Quiz: who is the most famous of the Phrygians? You'd never guess. You know King Midas, as in the King Midas who could touch anything and turn it into gold? He was the king of the Phrygians. This mound of earth was reported to be his tomb:


Inside the earth tomb is a simple wooden building which is the oldest known woodest construction known to man.

The tomb is now actually considered to be that of Gordion, Midas' father.

We visited the local museum there and then went back to Ankara. At the bus station, Amanda and I decided to try some Cheetos, only to find that there were not only cheese cheetos but a whole shelf-full of different flavors:

I was conservative and stuck with the cheese, but Amanda got some yogurt flavored ones. Delicious.

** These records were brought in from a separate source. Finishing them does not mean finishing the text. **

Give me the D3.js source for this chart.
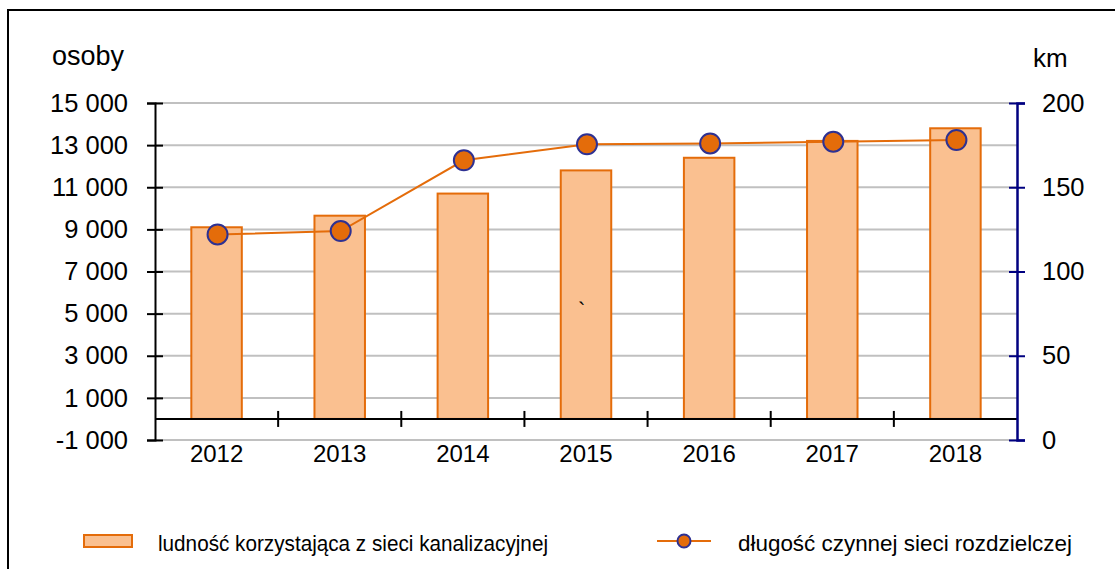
<!DOCTYPE html>
<html>
<head>
<meta charset="utf-8">
<script src="https://cdn.jsdelivr.net/npm/d3@7"></script>
<style>
  body { margin: 0; background: #fff; }
  svg { display: block; font-family: "Liberation Sans", Arial, sans-serif; }
</style>
</head>
<body>
<div id="chart-area"></div>
<script>
// data
var years = ["2012", "2013", "2014", "2015", "2016", "2017", "2018"];
var ludnosc = [9100, 9650, 10700, 11800, 12400, 13200, 13800];
var dlugosc = [122, 124, 166, 175.5, 176, 177, 178];
var leftTicks = [-1000, 1000, 3000, 5000, 7000, 9000, 11000, 13000, 15000];
var rightTicks = [0, 50, 100, 150, 200];

var W = 1115, H = 569;
var margin = { left: 155, right: 98, top: 103, bottom: 129 };
var width = W - margin.left - margin.right,
    height = H - margin.top - margin.bottom;

var svg = d3.select("#chart-area")
    .append("svg")
        .attr("width", W)
        .attr("height", H);

// frame (left and top visible)
svg.append("rect")
    .attr("x", 8)
    .attr("y", 10)
    .attr("width", W + 20)
    .attr("height", H + 20)
    .attr("fill", "none")
    .attr("stroke", "#000")
    .attr("stroke-width", 2);

var g = svg.append("g")
    .attr("transform", "translate(" + margin.left + "," + margin.top + ")");

var x = d3.scaleBand()
    .domain(years)
    .range([0, width]);

var y = d3.scaleLinear()
    .domain([-1000, 15000])
    .range([height, 0]);

var y1 = d3.scaleLinear()
    .domain([0, 200])
    .range([height, 0]);

// gridlines
g.selectAll("line.grid")
    .data(leftTicks)
    .enter().append("line")
        .attr("class", "grid")
        .attr("x1", 0)
        .attr("x2", width)
        .attr("y1", function(d) { return y(d); })
        .attr("y2", function(d) { return y(d); })
        .attr("stroke", "#c0c0c0")
        .attr("stroke-width", 2);

// bars
var bw = x.bandwidth() * 0.41;
g.selectAll("rect.bar")
    .data(ludnosc)
    .enter().append("rect")
        .attr("class", "bar")
        .attr("x", function(d, i) { return x(years[i]) + x.bandwidth() / 2 - bw / 2; })
        .attr("y", function(d) { return y(d); })
        .attr("width", bw)
        .attr("height", function(d) { return y(0) - y(d); })
        .attr("fill", "#fac090")
        .attr("stroke", "#e46c0a")
        .attr("stroke-width", 2);

// stray mark
g.append("text")
    .attr("x", 578 - margin.left)
    .attr("y", 318 - margin.top)
    .attr("font-size", "22px")
    .attr("fill", "#000")
    .text("`");

// x axis at zero
g.append("line")
    .attr("x1", 0).attr("x2", width)
    .attr("y1", y(0)).attr("y2", y(0))
    .attr("stroke", "#000").attr("stroke-width", 2);

g.selectAll("line.xtick")
    .data(years.slice(1))
    .enter().append("line")
        .attr("class", "xtick")
        .attr("x1", function(d) { return x(d); })
        .attr("x2", function(d) { return x(d); })
        .attr("y1", y(0) - 8)
        .attr("y2", y(0) + 8)
        .attr("stroke", "#000").attr("stroke-width", 2);

g.selectAll("text.xlab")
    .data(years)
    .enter().append("text")
        .attr("class", "xlab")
        .attr("x", function(d) { return x(d) + x.bandwidth() / 2; })
        .attr("y", height + 22)
        .attr("text-anchor", "middle")
        .attr("font-size", "24px")
        .attr("fill", "#000")
        .text(function(d) { return d; });

// left axis
var yAxisCall = d3.axisLeft(y)
    .tickValues(leftTicks)
    .tickSize(8)
    .tickFormat(function(d) { return d3.format(",")(d).replace(/,/g, " ").replace("−", "-"); });
var ya = g.append("g")
    .attr("class", "y axis")
    .call(yAxisCall);
ya.select(".domain").attr("stroke", "#000").attr("stroke-width", 2);
ya.selectAll(".tick line").attr("stroke", "#000").attr("stroke-width", 2).attr("x2", 8).attr("x1", -8);
ya.selectAll(".tick text").attr("font-size", "25.5px").attr("fill", "#000")
    .attr("font-family", "Liberation Sans, Arial, sans-serif").attr("x", -27);

// right axis
var y1AxisCall = d3.axisRight(y1)
    .tickValues(rightTicks)
    .tickSize(8)
    .tickFormat(function(d) { return d; });
var ya1 = g.append("g")
    .attr("class", "y1 axis")
    .attr("transform", "translate(" + width + ",0)")
    .call(y1AxisCall);
ya1.select(".domain").attr("stroke", "#000080").attr("stroke-width", 2.5);
ya1.selectAll(".tick line").attr("stroke", "#000080").attr("stroke-width", 2).attr("x1", -8).attr("x2", 8);
ya1.selectAll(".tick text").attr("font-size", "25.5px").attr("fill", "#000")
    .attr("font-family", "Liberation Sans, Arial, sans-serif").attr("x", 25);

// unit labels
svg.append("text")
    .attr("x", 52).attr("y", 65)
    .attr("font-size", "27px")
    .text("osoby");
svg.append("text")
    .attr("x", 1033).attr("y", 67)
    .attr("font-size", "26px")
    .text("km");

// line series
var line = d3.line()
    .x(function(d, i) { return x(years[i]) + x.bandwidth() / 2 + 1; })
    .y(function(d) { return y1(d); });

g.append("path")
    .datum(dlugosc)
    .attr("d", line)
    .attr("fill", "none")
    .attr("stroke", "#e46c0a")
    .attr("stroke-width", 2);

g.selectAll("circle.pt")
    .data(dlugosc)
    .enter().append("circle")
        .attr("class", "pt")
        .attr("cx", function(d, i) { return x(years[i]) + x.bandwidth() / 2 + 1; })
        .attr("cy", function(d) { return y1(d); })
        .attr("r", 10)
        .attr("fill", "#e46c0a")
        .attr("stroke", "#2e3192")
        .attr("stroke-width", 2);

// legend
var legend = svg.append("g");
legend.append("rect")
    .attr("x", 84).attr("y", 535)
    .attr("width", 48).attr("height", 12)
    .attr("fill", "#fac090")
    .attr("stroke", "#e46c0a")
    .attr("stroke-width", 2);
legend.append("text")
    .attr("x", 158).attr("y", 551)
    .attr("font-size", "22px")
    .attr("textLength", 390)
    .attr("lengthAdjust", "spacingAndGlyphs")
    .text("ludność korzystająca z  sieci kanalizacyjnej");

legend.append("line")
    .attr("x1", 657).attr("x2", 711)
    .attr("y1", 541).attr("y2", 541)
    .attr("stroke", "#e46c0a")
    .attr("stroke-width", 2);
legend.append("circle")
    .attr("cx", 684).attr("cy", 541)
    .attr("r", 6.5)
    .attr("fill", "#e46c0a")
    .attr("stroke", "#2e3192")
    .attr("stroke-width", 2);
legend.append("text")
    .attr("x", 738).attr("y", 551)
    .attr("font-size", "22px")
    .attr("textLength", 334)
    .attr("lengthAdjust", "spacingAndGlyphs")
    .text("długość czynnej sieci rozdzielczej");
</script>
</body>
</html>
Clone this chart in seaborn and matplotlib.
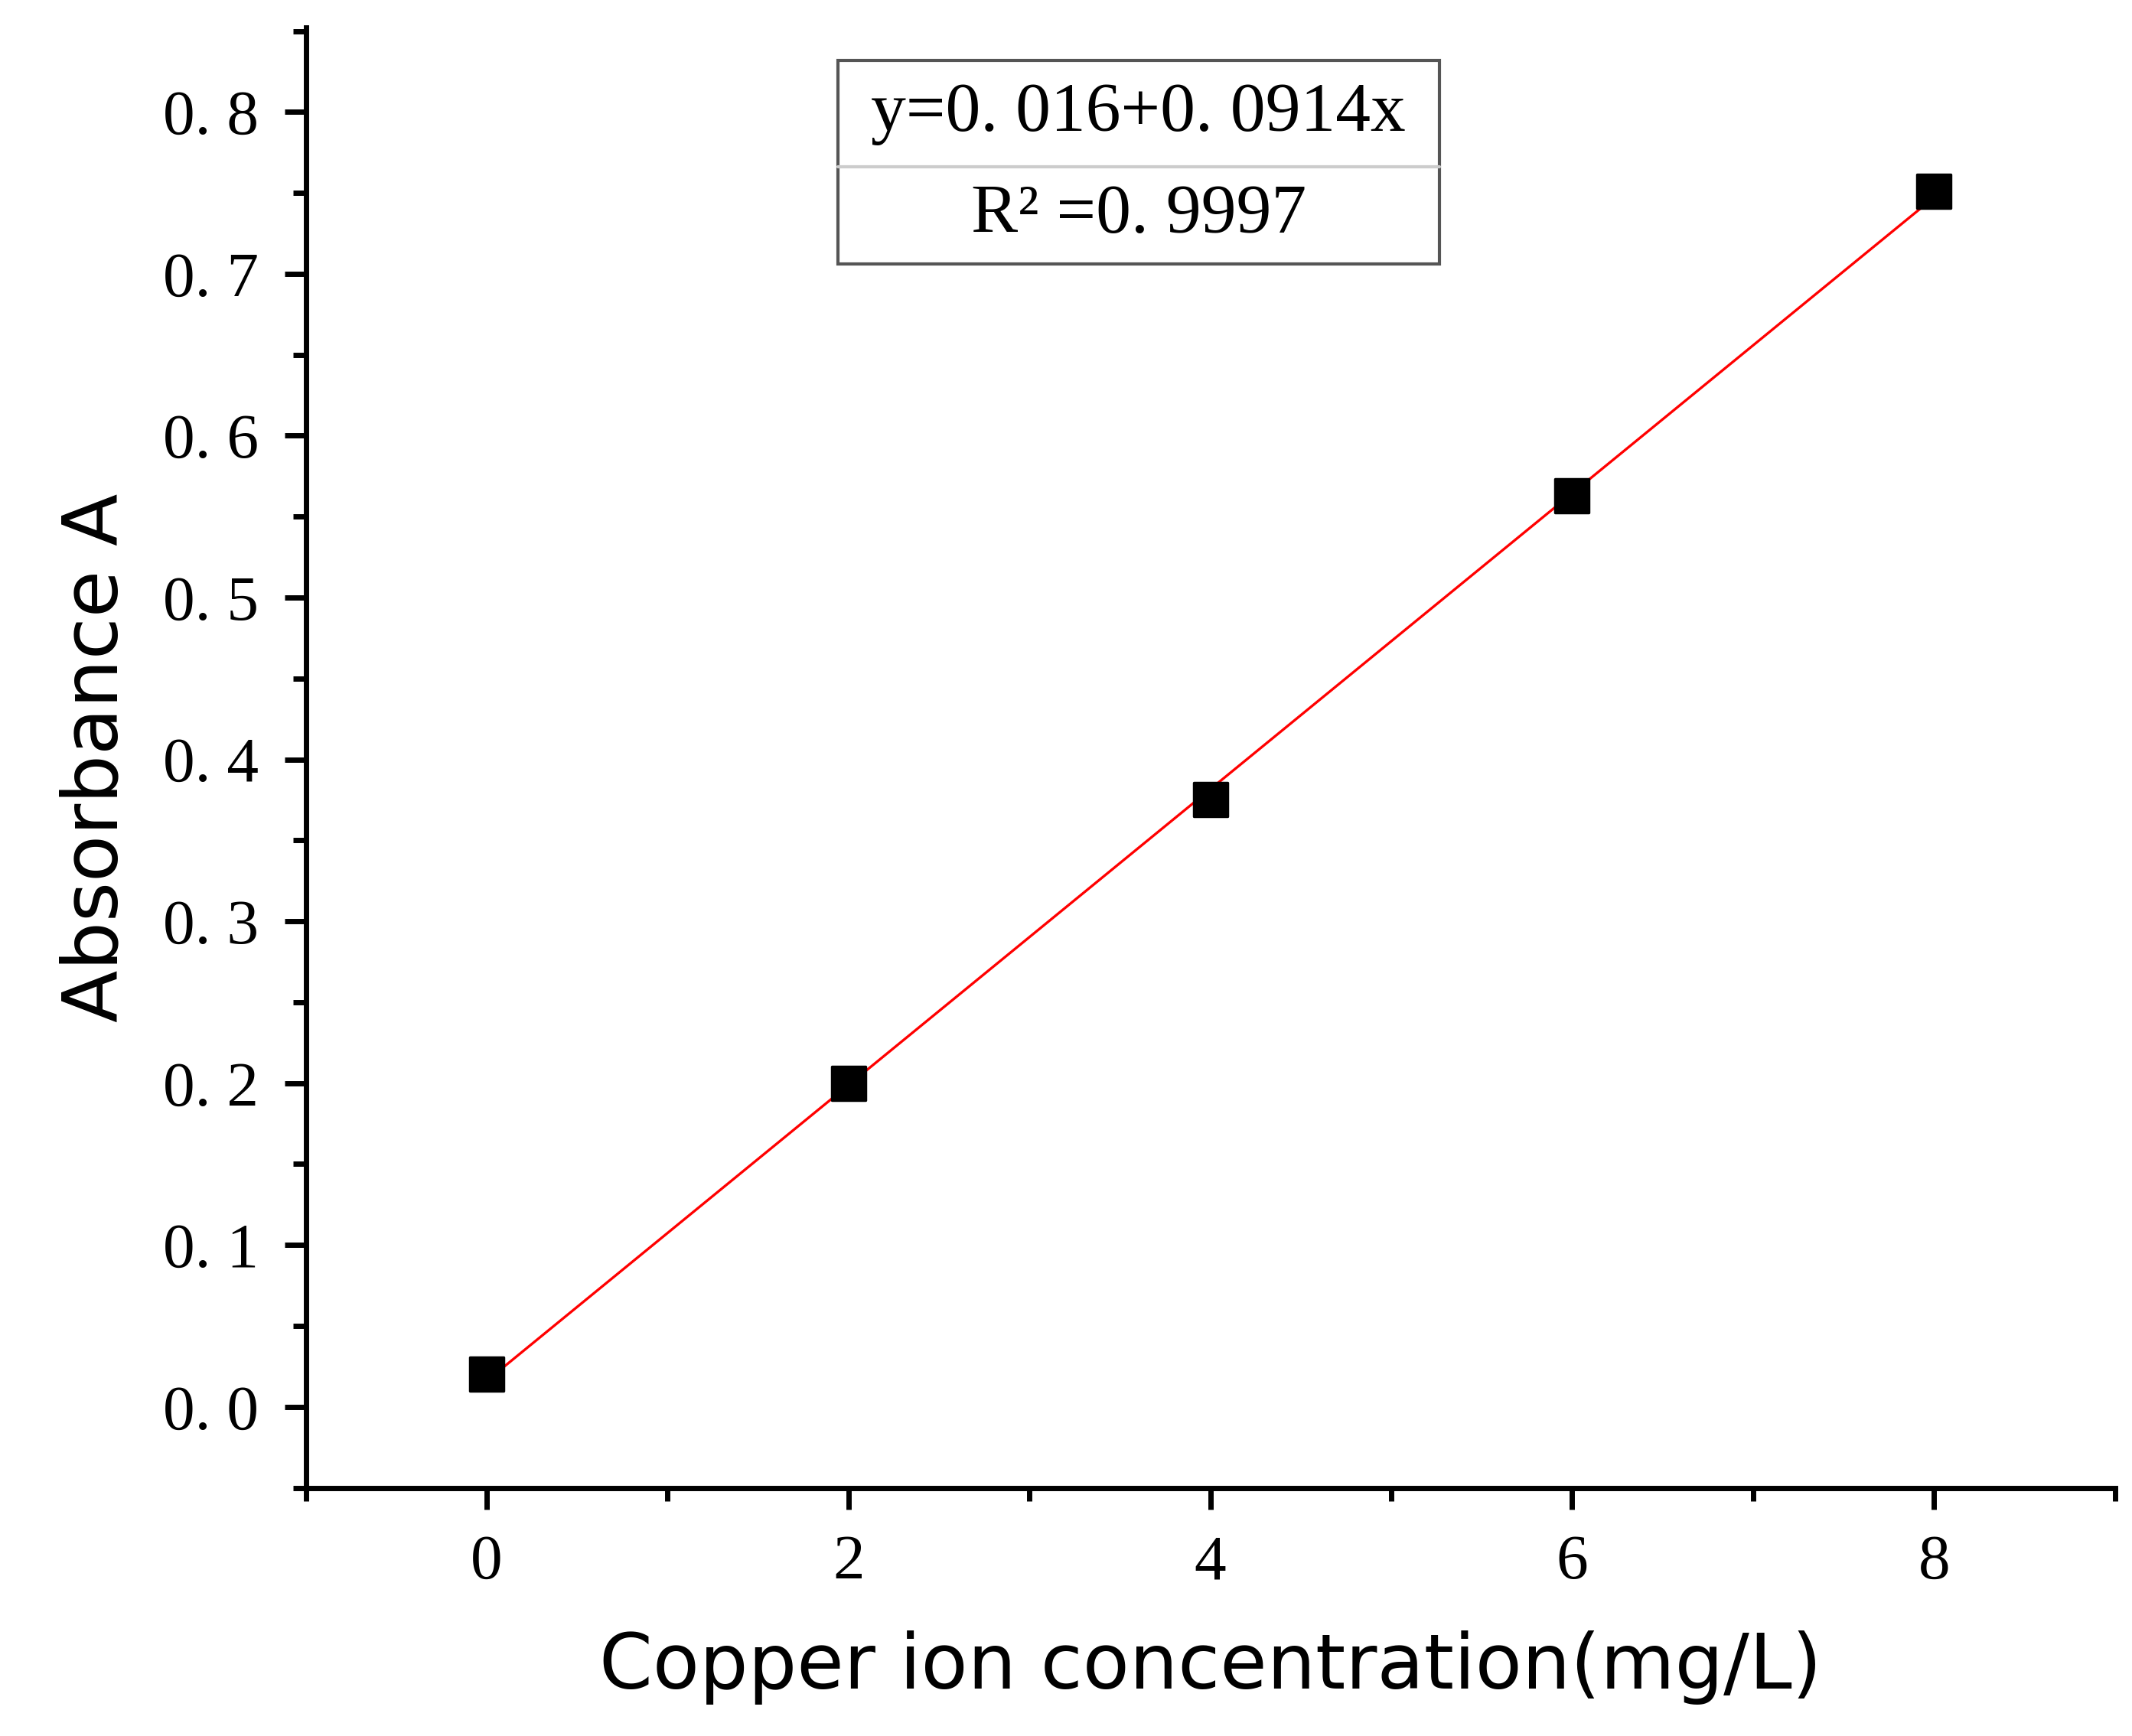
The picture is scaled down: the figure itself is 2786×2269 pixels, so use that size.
import matplotlib
matplotlib.use("Agg")
import matplotlib.pyplot as plt
import seaborn as sns
import numpy as np
from matplotlib.ticker import MultipleLocator, FuncFormatter

conc = [0, 2, 4, 6, 8]
absorb = [0.020, 0.200, 0.375, 0.563, 0.751]
intercept = 0.016
slope = 0.0914

sns.set_style("ticks", {'axes.edgecolor': 'black', 'xtick.color': 'black', 'ytick.color': 'black',
                        'text.color': 'black', 'axes.labelcolor': 'black'})
plt.rcParams['font.family'] = ['DejaVu Sans']

fig = plt.figure(figsize=(13.93, 11.345), dpi=200)
ax = fig.add_axes([0.1434, 0.143, 0.8486, 0.841])

fx = np.array([0, 8])
sns.lineplot(x=fx, y=intercept + slope * fx, color='red', lw=1.2, ax=ax)
sns.scatterplot(x=conc, y=absorb, marker='s', s=240, color='black', edgecolor='black', ax=ax, zorder=3)

ax.set_xlim(-1, 9)
ax.set_ylim(-0.05, 0.852)
ax.xaxis.set_major_locator(MultipleLocator(2))
ax.xaxis.set_minor_locator(MultipleLocator(1))
ax.yaxis.set_major_locator(MultipleLocator(0.1))
ax.yaxis.set_minor_locator(MultipleLocator(0.05))
ax.yaxis.set_major_formatter(FuncFormatter(lambda v, p: f"{v:.1f}".replace('.', '. ')))
sns.despine(ax=ax)
for s in ['left', 'bottom']:
    ax.spines[s].set_linewidth(2.5)
ax.tick_params(which='major', direction='out', length=10, width=2.5, labelsize=30, pad=12)
ax.tick_params(which='minor', direction='out', length=6, width=2.5)
for lab in ax.get_xticklabels() + ax.get_yticklabels():
    lab.set_fontfamily('Liberation Serif')
ax.set_xlabel('Copper ion concentration(mg/L)', fontsize=36, labelpad=18)
ax.set_ylabel('Absorbance A', fontsize=36, labelpad=14)

# equation box
bx0, bx1, by0, by1, bmid = 0.393, 0.675, 0.848, 0.965, 0.904
fig.patches.append(plt.Rectangle((bx0, by0), bx1 - bx0, by1 - by0, transform=fig.transFigure,
                                 fill=False, edgecolor='#555555', lw=1.5))
fig.lines.append(plt.Line2D([bx0, bx1], [bmid, bmid], transform=fig.transFigure, color='#cccccc', lw=1.5))
fig.text((bx0 + bx1) / 2, (by1 + bmid) / 2, 'y=0. 016+0. 0914x', ha='center', va='center',
         fontsize=33, family='Liberation Serif', color='black')
fig.text((bx0 + bx1) / 2, (bmid + by0) / 2, 'R² =0. 9997', ha='center', va='center',
         fontsize=33, family='Liberation Serif', color='black')

fig.savefig('out.png', dpi=200)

Once back there, we decided to go get something to eat and then headed to a bar to watch the final game of the Eurocup between Germany and Spain - I was pulling for Germany, but Spain ended up pulling it out. We got a tower of Efes:


We also visited Kocatepi Mosque, which is one of the largest mosques in the world. It was huge and very nice inside, and even though it was only built in 1992 it compared to the Blue Mosque back in Istanbul:


The chandelier was ra-dik-ulus:

The second day, we were taken around Antikabir - Attaturk's burial place. It was like the Lincoln Memoria but even more grand in scale:


The Man's tomb:

While we were there, a procession of politicians, military generals, businessmen, girl scouts, and taekwondo practicers came in and laid a wreath on the tomb. It is standard practice for any visiting diplomat and for Turkish politicians to lay wreaths whenever they came to the capital; there's a whole process to it.

In the afternoon, we went to the Museum of Anatolian Civilizations, one of the preeminent museum of pre-Greek and Roman civilizations. They had cave paintings more than 5000 years old:

After that, we got a hotel room for Clayton and Kristina who were feeling bad - Kristina got food poisening from some sketchy looking cig kofte. The rest of us went to dinner at the Ottoman house, which had a nice view of the city.

After dinner, we all headed to the train station. After the experience with the Fez bus, we decided it wouldn't be a good idea to take that back to Istanbul. Instead, we went on the Midnight Train to Istanbul - it sounds like an Agatha Christie novel. Here's pictures of people in the compartments:




The people that were doing alright decided to have a darty in our train compartment. It was crazy. At one point, Edward pretended to be a BBC reporter, and at another we danced on top of the train cushions. 'Twas fun.


The train pulled into Hayderpasa station at about 7:30 am the next morning. Needless to say, we were all exhausted from the trip and ready to be back at home.. er.. Istanbul. It's good to be back.